On June 16, Ark Invest offloaded 342,658 CRCL shares, valued at approximately $51.7 million based on the day’s closing price of $151.06. The sale spanned three of Ark’s ETFs: ARK Innovation ETF (ARKK) sold 196,367 shares, ARK Next Generation Internet ETF (ARKW) sold 92,310 shares, and ARK Fintech Innovation ETF (ARKF) sold 53,981 shares. This move signals a strategic rebalancing as Circle’s stock price has surged well beyond initial expectations .

Circle’s Meteoric Rise

Circle’s IPO has been one of the most talked-about events in fintech this year. The company’s shares skyrocketed from an IPO price of $31 to over $150, pushing its market capitalization to around $36 billion. This surge is largely attributed to Circle’s dominant position in the stablecoin market—USDC is the second-largest stablecoin globally, with a market cap exceeding $61 billion .

The rally also reflects broader investor enthusiasm for blockchain infrastructure and digital dollar assets, especially as U.S. regulators intensify their focus on the stablecoin sector .

Valuation Concerns and Market Skepticism

Despite the excitement, not everyone is convinced that Circle’s valuation is sustainable. Arthur Hayes, Chief Investment Officer at Maelstrom, has publicly questioned the fundamentals behind the rally, calling Circle “grossly overvalued.” Hayes warns that the current hype could attract a wave of copycat stablecoin projects with weak business models, reminiscent of past market bubbles. He suggests that if regulatory oversight remains light, the sector could see a repeat of the instability that led to the collapse of projects like TerraUSD.

“To be clear, Circle is grossly overvalued, but the price will continue levitating.” — Arthur Hayes

Hayes further cautions that the bubble could burst if new public stablecoin issuers use financial engineering and aggressive marketing to attract capital without solid fundamentals.

What’s Next for Circle and the Stablecoin Sector?

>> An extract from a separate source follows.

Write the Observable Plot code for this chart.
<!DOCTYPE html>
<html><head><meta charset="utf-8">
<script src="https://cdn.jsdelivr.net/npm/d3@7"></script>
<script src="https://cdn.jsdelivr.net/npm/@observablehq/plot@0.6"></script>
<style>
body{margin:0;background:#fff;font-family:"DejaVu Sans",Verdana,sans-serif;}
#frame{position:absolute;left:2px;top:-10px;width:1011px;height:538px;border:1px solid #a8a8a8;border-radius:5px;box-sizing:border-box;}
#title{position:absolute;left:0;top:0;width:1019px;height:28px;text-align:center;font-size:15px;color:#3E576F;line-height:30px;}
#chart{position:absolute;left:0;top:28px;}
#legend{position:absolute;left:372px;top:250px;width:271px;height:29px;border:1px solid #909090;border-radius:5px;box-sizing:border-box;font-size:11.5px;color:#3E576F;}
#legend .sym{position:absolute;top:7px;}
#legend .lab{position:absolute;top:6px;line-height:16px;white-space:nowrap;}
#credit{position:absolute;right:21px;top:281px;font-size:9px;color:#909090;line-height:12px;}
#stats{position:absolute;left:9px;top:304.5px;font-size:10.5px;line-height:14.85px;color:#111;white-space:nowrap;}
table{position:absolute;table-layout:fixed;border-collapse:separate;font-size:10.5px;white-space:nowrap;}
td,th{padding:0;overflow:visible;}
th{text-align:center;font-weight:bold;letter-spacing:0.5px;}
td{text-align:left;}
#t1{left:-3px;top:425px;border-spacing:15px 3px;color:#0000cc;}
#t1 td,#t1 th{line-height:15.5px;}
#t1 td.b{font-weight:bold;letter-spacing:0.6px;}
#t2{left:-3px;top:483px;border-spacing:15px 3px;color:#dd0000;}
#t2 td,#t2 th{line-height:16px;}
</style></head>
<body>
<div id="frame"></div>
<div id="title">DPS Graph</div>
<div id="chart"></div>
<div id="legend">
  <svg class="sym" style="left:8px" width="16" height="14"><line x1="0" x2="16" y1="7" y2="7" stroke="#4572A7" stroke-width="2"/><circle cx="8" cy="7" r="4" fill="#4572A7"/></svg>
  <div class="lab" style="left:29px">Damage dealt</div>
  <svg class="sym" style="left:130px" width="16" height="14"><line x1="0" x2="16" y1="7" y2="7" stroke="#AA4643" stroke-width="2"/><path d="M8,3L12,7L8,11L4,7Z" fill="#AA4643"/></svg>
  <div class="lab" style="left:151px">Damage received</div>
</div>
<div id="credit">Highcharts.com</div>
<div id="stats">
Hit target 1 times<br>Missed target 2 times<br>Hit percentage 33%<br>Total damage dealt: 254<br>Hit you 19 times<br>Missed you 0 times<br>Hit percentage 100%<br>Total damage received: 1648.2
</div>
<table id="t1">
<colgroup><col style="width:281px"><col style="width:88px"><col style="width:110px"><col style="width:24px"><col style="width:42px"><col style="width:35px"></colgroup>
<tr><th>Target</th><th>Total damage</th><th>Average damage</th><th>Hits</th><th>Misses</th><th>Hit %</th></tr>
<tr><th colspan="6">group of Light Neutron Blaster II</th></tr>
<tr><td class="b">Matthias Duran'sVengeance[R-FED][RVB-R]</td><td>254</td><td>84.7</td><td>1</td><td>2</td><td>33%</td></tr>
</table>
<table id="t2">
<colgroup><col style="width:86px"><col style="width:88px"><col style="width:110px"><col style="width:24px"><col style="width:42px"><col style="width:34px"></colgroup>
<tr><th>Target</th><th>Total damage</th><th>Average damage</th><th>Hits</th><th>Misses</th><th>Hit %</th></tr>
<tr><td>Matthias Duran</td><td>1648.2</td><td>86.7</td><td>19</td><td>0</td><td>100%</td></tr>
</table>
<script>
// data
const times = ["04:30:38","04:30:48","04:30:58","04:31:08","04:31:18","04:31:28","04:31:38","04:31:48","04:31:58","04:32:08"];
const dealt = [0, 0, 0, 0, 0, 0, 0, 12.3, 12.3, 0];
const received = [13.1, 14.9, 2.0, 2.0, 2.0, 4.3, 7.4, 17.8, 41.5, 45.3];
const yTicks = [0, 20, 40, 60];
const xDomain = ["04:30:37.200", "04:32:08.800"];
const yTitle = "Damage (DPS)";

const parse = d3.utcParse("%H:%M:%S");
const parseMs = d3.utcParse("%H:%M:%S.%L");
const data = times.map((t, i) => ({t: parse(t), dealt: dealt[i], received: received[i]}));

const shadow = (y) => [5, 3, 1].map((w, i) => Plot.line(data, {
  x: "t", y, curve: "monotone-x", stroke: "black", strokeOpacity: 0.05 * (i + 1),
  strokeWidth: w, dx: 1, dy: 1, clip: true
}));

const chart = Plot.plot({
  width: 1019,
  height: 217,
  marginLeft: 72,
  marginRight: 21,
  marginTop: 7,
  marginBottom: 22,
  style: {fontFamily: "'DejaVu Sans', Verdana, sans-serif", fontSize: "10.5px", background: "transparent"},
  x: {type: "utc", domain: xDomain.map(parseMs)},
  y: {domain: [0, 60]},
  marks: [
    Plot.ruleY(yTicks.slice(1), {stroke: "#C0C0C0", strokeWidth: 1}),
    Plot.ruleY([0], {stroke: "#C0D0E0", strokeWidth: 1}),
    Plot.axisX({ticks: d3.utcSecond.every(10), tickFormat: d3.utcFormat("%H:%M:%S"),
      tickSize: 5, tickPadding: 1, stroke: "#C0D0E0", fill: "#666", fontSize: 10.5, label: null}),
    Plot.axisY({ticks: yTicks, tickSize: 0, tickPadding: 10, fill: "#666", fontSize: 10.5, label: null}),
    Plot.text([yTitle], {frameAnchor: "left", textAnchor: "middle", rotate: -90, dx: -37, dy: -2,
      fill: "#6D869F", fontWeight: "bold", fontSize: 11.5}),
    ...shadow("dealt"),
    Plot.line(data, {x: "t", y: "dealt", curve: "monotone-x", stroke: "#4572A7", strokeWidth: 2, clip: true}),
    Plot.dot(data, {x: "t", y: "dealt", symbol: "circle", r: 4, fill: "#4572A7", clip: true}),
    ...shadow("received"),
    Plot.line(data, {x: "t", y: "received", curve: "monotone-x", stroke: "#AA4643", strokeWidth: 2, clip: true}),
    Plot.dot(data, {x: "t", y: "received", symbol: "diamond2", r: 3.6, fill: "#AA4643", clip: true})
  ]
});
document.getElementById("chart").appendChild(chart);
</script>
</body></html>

Circle’s IPO has set a new benchmark for crypto companies entering public markets, but its sky-high valuation and the rapid influx of investor capital have also raised red flags. As the stablecoin sector matures and regulatory frameworks evolve, investors will be watching closely to see whether Circle can maintain its momentum—or if the market will correct as competition intensifies and scrutiny increases.